WRITTEN REQUEST — Exactly repeat the material, dropping every picture from the copy.

RECORDED INFORMATION —

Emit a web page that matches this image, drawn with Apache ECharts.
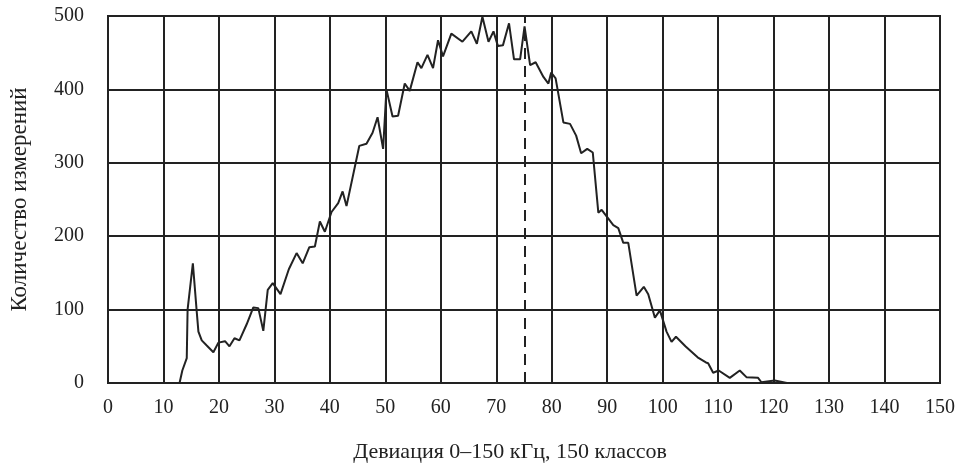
<!DOCTYPE html>
<html>
<head>
<meta charset="utf-8">
<script src="https://cdn.jsdelivr.net/npm/echarts@6/dist/echarts.min.js"></script>
<style>
    html, body {margin: 0; padding: 0; background: #fff;}
    #chart {width: 958px; height: 468px;}
</style>
</head>
<body>
<div id="chart"></div>
<script>
// deviation, kHz (traced vertices of the curve)
let deviation = [
    12.9, 13.4, 14.2, 14.35, 15.3, 16.0, 16.3, 16.9, 17.8, 19.0,
    19.9, 21.1, 21.9, 22.8, 23.7, 25.0, 26.2, 27.1, 28.0, 28.8,
    29.7, 31.1, 32.6, 34.0, 35.1, 36.3, 37.3, 38.2, 39.1, 40.3,
    41.5, 42.3, 43.0, 45.3, 46.6, 47.7, 48.6, 49.6, 50.2, 51.3,
    52.3, 53.5, 54.4, 55.8, 56.5, 57.6, 58.6, 59.5, 60.4, 61.9,
    63.9, 65.5, 66.5, 67.5, 68.6, 69.5, 70.3, 71.2, 72.3, 73.2,
    74.3, 75.1, 76.1, 77.1, 78.5, 79.4, 79.9, 80.7, 82.1, 83.3,
    84.4, 85.3, 86.4, 87.4, 88.4, 89.0, 90.0, 91.1, 92.0, 92.9,
    93.8, 95.3, 96.6, 97.4, 98.6, 99.5, 100.7, 101.6, 102.4, 104.1,
    106.3, 107.8, 108.2, 109.1, 110.1, 112.1, 113.9, 115.1, 117.2, 117.8,
    120.2, 122.4
];
// number of measurements
let counts = [
    0, 17, 34, 100, 163, 97, 70, 58, 51, 42,
    55, 57, 50, 61, 58, 80, 103, 102, 71, 127,
    136, 121, 155, 177, 163, 185, 186, 220, 206, 233,
    245, 261, 241, 323, 326, 341, 362, 319, 400, 363,
    364, 408, 398, 437, 429, 447, 429, 467, 445, 476,
    465, 479, 462, 499, 465, 479, 459, 460, 490, 441,
    441, 486, 433, 437, 417, 408, 423, 415, 355, 353,
    337, 313, 319, 314, 232, 236, 226, 215, 211, 191,
    191, 119, 131, 121, 89, 99, 70, 56, 63, 50,
    35, 28, 27, 14, 17, 7, 17, 8, 7, 1,
    3.5, 0
];
let markerX = 75.2;
let xTitle = 'Девиация 0–150 кГц, 150 классов';
let yTitle = 'Количество измерений';

let lineData = [];
for (let i = 0; i < deviation.length; i++) {
    lineData.push([deviation[i], counts[i]]);
}

let myChart = echarts.init(document.getElementById('chart'));
let ink = '#222';
let font = '"Liberation Serif", "Times New Roman", serif';

let option = {
    animation: false,
    backgroundColor: '#fff',
    textStyle: {fontFamily: font, color: ink},
    grid: {
        left: 108,
        right: 18,
        top: 16,
        bottom: 82,
        show: true,
        borderColor: ink,
        borderWidth: 2
    },
    xAxis: {
        type: 'value',
        min: 0,
        max: 150,
        interval: 10,
        name: xTitle,
        nameLocation: 'middle',
        nameGap: 58,
        // title sits a bit left of the plot centre in the original
        nameTextStyle: {fontFamily: font, fontSize: 22, color: ink, padding: [0, 28, 0, 0]},
        axisLine: {lineStyle: {color: ink, width: 2}},
        axisTick: {show: false},
        axisLabel: {fontFamily: font, fontSize: 20, color: ink, margin: 15},
        splitLine: {lineStyle: {color: ink, width: 2}}
    },
    yAxis: {
        type: 'value',
        min: 0,
        max: 500,
        interval: 100,
        name: yTitle,
        nameLocation: 'middle',
        nameGap: 77,
        nameTextStyle: {fontFamily: font, fontSize: 23, color: ink},
        axisLine: {show: true, lineStyle: {color: ink, width: 2}},
        axisTick: {show: false},
        axisLabel: {fontFamily: font, fontSize: 20, color: ink, margin: 24},
        splitLine: {lineStyle: {color: ink, width: 2}}
    },
    series: [
        {
            type: 'line',
            data: lineData,
            symbol: 'none',
            lineStyle: {color: ink, width: 2},
            markLine: {
                silent: true,
                symbol: 'none',
                label: {show: false},
                lineStyle: {color: ink, width: 2, type: [11, 7]},
                data: [{xAxis: markerX}]
            }
        }
    ]
};
myChart.setOption(option);
</script>
</body>
</html>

EXERCISE ANSWER —
Emit a web page that matches this image, drawn with Apache ECharts.
<!DOCTYPE html>
<html>
<head>
<meta charset="utf-8">
<script src="https://cdn.jsdelivr.net/npm/echarts@6/dist/echarts.min.js"></script>
<style>
    html, body {margin: 0; padding: 0; background: #fff;}
    #chart {width: 958px; height: 468px;}
</style>
</head>
<body>
<div id="chart"></div>
<script>
// deviation, kHz (traced vertices of the curve)
let deviation = [
    12.9, 13.4, 14.2, 14.35, 15.3, 16.0, 16.3, 16.9, 17.8, 19.0,
    19.9, 21.1, 21.9, 22.8, 23.7, 25.0, 26.2, 27.1, 28.0, 28.8,
    29.7, 31.1, 32.6, 34.0, 35.1, 36.3, 37.3, 38.2, 39.1, 40.3,
    41.5, 42.3, 43.0, 45.3, 46.6, 47.7, 48.6, 49.6, 50.2, 51.3,
    52.3, 53.5, 54.4, 55.8, 56.5, 57.6, 58.6, 59.5, 60.4, 61.9,
    63.9, 65.5, 66.5, 67.5, 68.6, 69.5, 70.3, 71.2, 72.3, 73.2,
    74.3, 75.1, 76.1, 77.1, 78.5, 79.4, 79.9, 80.7, 82.1, 83.3,
    84.4, 85.3, 86.4, 87.4, 88.4, 89.0, 90.0, 91.1, 92.0, 92.9,
    93.8, 95.3, 96.6, 97.4, 98.6, 99.5, 100.7, 101.6, 102.4, 104.1,
    106.3, 107.8, 108.2, 109.1, 110.1, 112.1, 113.9, 115.1, 117.2, 117.8,
    120.2, 122.4
];
// number of measurements
let counts = [
    0, 17, 34, 100, 163, 97, 70, 58, 51, 42,
    55, 57, 50, 61, 58, 80, 103, 102, 71, 127,
    136, 121, 155, 177, 163, 185, 186, 220, 206, 233,
    245, 261, 241, 323, 326, 341, 362, 319, 400, 363,
    364, 408, 398, 437, 429, 447, 429, 467, 445, 476,
    465, 479, 462, 499, 465, 479, 459, 460, 490, 441,
    441, 486, 433, 437, 417, 408, 423, 415, 355, 353,
    337, 313, 319, 314, 232, 236, 226, 215, 211, 191,
    191, 119, 131, 121, 89, 99, 70, 56, 63, 50,
    35, 28, 27, 14, 17, 7, 17, 8, 7, 1,
    3.5, 0
];
let markerX = 75.2;
let xTitle = 'Девиация 0–150 кГц, 150 классов';
let yTitle = 'Количество измерений';

let lineData = [];
for (let i = 0; i < deviation.length; i++) {
    lineData.push([deviation[i], counts[i]]);
}

let myChart = echarts.init(document.getElementById('chart'));
let ink = '#222';
let font = '"Liberation Serif", "Times New Roman", serif';

let option = {
    animation: false,
    backgroundColor: '#fff',
    textStyle: {fontFamily: font, color: ink},
    grid: {
        left: 108,
        right: 18,
        top: 16,
        bottom: 82,
        show: true,
        borderColor: ink,
        borderWidth: 2
    },
    xAxis: {
        type: 'value',
        min: 0,
        max: 150,
        interval: 10,
        name: xTitle,
        nameLocation: 'middle',
        nameGap: 58,
        // title sits a bit left of the plot centre in the original
        nameTextStyle: {fontFamily: font, fontSize: 22, color: ink, padding: [0, 28, 0, 0]},
        axisLine: {lineStyle: {color: ink, width: 2}},
        axisTick: {show: false},
        axisLabel: {fontFamily: font, fontSize: 20, color: ink, margin: 15},
        splitLine: {lineStyle: {color: ink, width: 2}}
    },
    yAxis: {
        type: 'value',
        min: 0,
        max: 500,
        interval: 100,
        name: yTitle,
        nameLocation: 'middle',
        nameGap: 77,
        nameTextStyle: {fontFamily: font, fontSize: 23, color: ink},
        axisLine: {show: true, lineStyle: {color: ink, width: 2}},
        axisTick: {show: false},
        axisLabel: {fontFamily: font, fontSize: 20, color: ink, margin: 24},
        splitLine: {lineStyle: {color: ink, width: 2}}
    },
    series: [
        {
            type: 'line',
            data: lineData,
            symbol: 'none',
            lineStyle: {color: ink, width: 2},
            markLine: {
                silent: true,
                symbol: 'none',
                label: {show: false},
                lineStyle: {color: ink, width: 2, type: [11, 7]},
                data: [{xAxis: markerX}]
            }
        }
    ]
};
myChart.setOption(option);
</script>
</body>
</html>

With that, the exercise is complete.